* Begin *

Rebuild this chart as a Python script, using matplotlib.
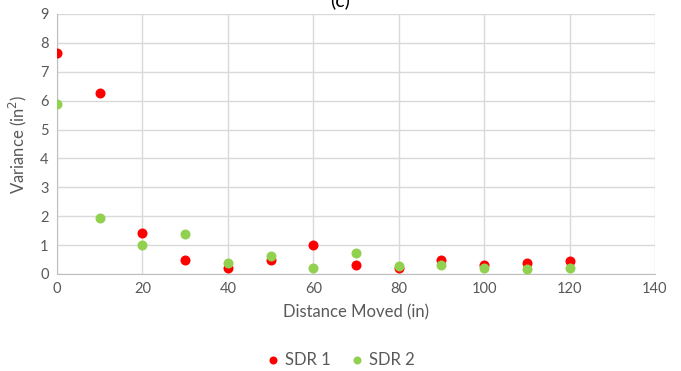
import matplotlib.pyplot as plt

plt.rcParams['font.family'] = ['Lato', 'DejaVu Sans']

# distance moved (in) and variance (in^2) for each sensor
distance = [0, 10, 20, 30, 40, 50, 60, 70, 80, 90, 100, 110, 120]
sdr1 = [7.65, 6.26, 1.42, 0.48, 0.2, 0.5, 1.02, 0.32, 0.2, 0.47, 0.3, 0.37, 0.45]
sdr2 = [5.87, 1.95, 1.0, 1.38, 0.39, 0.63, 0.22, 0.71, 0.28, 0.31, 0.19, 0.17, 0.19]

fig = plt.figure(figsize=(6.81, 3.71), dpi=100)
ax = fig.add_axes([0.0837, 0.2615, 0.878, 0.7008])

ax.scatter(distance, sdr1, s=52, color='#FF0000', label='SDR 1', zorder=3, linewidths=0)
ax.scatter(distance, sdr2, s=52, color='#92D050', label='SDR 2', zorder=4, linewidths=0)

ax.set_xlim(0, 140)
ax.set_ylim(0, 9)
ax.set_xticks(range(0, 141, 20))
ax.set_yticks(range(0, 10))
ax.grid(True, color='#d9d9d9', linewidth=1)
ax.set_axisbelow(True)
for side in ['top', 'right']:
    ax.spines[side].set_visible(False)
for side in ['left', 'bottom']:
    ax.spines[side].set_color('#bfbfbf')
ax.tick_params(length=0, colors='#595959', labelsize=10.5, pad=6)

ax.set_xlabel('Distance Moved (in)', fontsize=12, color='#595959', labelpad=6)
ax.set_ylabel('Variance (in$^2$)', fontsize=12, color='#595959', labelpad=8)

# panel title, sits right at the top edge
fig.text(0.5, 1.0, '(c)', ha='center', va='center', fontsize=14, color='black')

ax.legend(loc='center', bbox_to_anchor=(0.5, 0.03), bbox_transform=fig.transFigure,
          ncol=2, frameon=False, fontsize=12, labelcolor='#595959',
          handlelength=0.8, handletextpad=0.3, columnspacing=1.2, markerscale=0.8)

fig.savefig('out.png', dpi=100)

* End *

§ **GIVEN REQUEST**:
Give back exactly the lines from the first line of the data through the line with "plt.rcParams['font.family'] = ['Lato', 'DejaVu", pictures excluded.

§ **FINAL RESULT**:
Rebuild this chart as a Python script, using matplotlib.
import matplotlib.pyplot as plt

plt.rcParams['font.family'] = ['Lato', 'DejaVu Sans']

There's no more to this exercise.